Output the material beneath this task exactly, images excluded.

■ **Provided data**
* * * * * * *

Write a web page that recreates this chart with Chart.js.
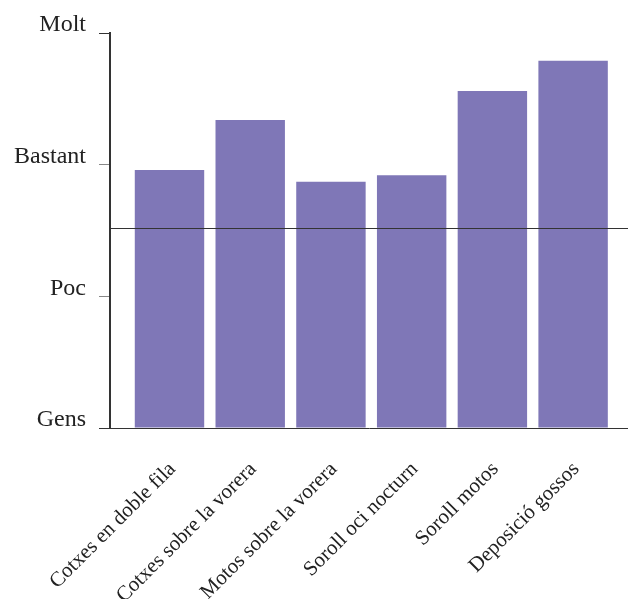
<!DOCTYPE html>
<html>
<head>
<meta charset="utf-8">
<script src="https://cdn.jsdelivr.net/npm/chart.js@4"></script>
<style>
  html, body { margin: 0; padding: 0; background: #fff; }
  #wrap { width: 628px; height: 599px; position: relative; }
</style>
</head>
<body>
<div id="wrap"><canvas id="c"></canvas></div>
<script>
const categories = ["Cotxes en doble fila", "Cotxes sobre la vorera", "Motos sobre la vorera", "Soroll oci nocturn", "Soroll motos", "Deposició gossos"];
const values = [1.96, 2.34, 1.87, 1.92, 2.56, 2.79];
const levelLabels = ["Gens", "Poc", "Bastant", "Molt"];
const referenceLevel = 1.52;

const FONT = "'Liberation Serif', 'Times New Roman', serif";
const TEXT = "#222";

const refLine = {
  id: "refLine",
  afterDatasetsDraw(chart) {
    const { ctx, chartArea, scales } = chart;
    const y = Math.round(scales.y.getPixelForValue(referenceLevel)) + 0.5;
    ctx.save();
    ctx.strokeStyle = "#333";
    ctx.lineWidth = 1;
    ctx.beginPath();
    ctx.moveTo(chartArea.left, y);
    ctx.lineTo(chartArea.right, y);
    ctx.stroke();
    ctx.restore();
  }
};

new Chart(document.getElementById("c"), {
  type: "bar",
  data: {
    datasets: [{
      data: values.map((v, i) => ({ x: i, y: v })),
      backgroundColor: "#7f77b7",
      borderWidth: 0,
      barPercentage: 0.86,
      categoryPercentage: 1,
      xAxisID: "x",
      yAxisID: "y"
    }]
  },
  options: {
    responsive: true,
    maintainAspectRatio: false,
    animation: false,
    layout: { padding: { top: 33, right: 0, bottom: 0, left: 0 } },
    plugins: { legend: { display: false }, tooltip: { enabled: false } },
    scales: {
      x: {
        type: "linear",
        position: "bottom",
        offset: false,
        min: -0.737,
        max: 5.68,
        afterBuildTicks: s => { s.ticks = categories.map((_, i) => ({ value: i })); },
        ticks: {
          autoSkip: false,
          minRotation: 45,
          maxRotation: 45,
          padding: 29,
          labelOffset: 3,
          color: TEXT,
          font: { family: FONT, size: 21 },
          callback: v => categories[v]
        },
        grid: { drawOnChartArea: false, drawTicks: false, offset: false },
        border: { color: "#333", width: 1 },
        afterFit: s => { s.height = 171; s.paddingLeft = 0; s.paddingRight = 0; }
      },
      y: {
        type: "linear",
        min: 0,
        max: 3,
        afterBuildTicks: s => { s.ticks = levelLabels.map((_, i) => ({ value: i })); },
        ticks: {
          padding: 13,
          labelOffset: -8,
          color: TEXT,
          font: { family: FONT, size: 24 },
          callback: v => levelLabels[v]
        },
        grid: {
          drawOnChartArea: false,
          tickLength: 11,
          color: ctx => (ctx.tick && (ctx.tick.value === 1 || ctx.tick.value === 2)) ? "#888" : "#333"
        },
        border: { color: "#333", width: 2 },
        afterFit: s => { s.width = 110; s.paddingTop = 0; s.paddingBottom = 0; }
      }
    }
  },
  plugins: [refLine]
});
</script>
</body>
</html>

* * * * * * *

■ **Result below**
Write a web page that recreates this chart with Chart.js.
<!DOCTYPE html>
<html>
<head>
<meta charset="utf-8">
<script src="https://cdn.jsdelivr.net/npm/chart.js@4"></script>
<style>
  html, body { margin: 0; padding: 0; background: #fff; }
  #wrap { width: 628px; height: 599px; position: relative; }
</style>
</head>
<body>
<div id="wrap"><canvas id="c"></canvas></div>
<script>
const categories = ["Cotxes en doble fila", "Cotxes sobre la vorera", "Motos sobre la vorera", "Soroll oci nocturn", "Soroll motos", "Deposició gossos"];
const values = [1.96, 2.34, 1.87, 1.92, 2.56, 2.79];
const levelLabels = ["Gens", "Poc", "Bastant", "Molt"];
const referenceLevel = 1.52;

const FONT = "'Liberation Serif', 'Times New Roman', serif";
const TEXT = "#222";

const refLine = {
  id: "refLine",
  afterDatasetsDraw(chart) {
    const { ctx, chartArea, scales } = chart;
    const y = Math.round(scales.y.getPixelForValue(referenceLevel)) + 0.5;
    ctx.save();
    ctx.strokeStyle = "#333";
    ctx.lineWidth = 1;
    ctx.beginPath();
    ctx.moveTo(chartArea.left, y);
    ctx.lineTo(chartArea.right, y);
    ctx.stroke();
    ctx.restore();
  }
};

new Chart(document.getElementById("c"), {
  type: "bar",
  data: {
    datasets: [{
      data: values.map((v, i) => ({ x: i, y: v })),
      backgroundColor: "#7f77b7",
      borderWidth: 0,
      barPercentage: 0.86,
      categoryPercentage: 1,
      xAxisID: "x",
      yAxisID: "y"
    }]
  },
  options: {
    responsive: true,
    maintainAspectRatio: false,
    animation: false,
    layout: { padding: { top: 33, right: 0, bottom: 0, left: 0 } },
    plugins: { legend: { display: false }, tooltip: { enabled: false } },
    scales: {
      x: {
        type: "linear",
        position: "bottom",
        offset: false,
        min: -0.737,
        max: 5.68,
        afterBuildTicks: s => { s.ticks = categories.map((_, i) => ({ value: i })); },
        ticks: {
          autoSkip: false,
          minRotation: 45,
          maxRotation: 45,
          padding: 29,
          labelOffset: 3,
          color: TEXT,
          font: { family: FONT, size: 21 },
          callback: v => categories[v]
        },
        grid: { drawOnChartArea: false, drawTicks: false, offset: false },
        border: { color: "#333", width: 1 },
        afterFit: s => { s.height = 171; s.paddingLeft = 0; s.paddingRight = 0; }
      },
      y: {
        type: "linear",
        min: 0,
        max: 3,
        afterBuildTicks: s => { s.ticks = levelLabels.map((_, i) => ({ value: i })); },
        ticks: {
          padding: 13,
          labelOffset: -8,
          color: TEXT,
          font: { family: FONT, size: 24 },
          callback: v => levelLabels[v]
        },
        grid: {
          drawOnChartArea: false,
          tickLength: 11,
          color: ctx => (ctx.tick && (ctx.tick.value === 1 || ctx.tick.value === 2)) ? "#888" : "#333"
        },
        border: { color: "#333", width: 2 },
        afterFit: s => { s.width = 110; s.paddingTop = 0; s.paddingBottom = 0; }
      }
    }
  },
  plugins: [refLine]
});
</script>
</body>
</html>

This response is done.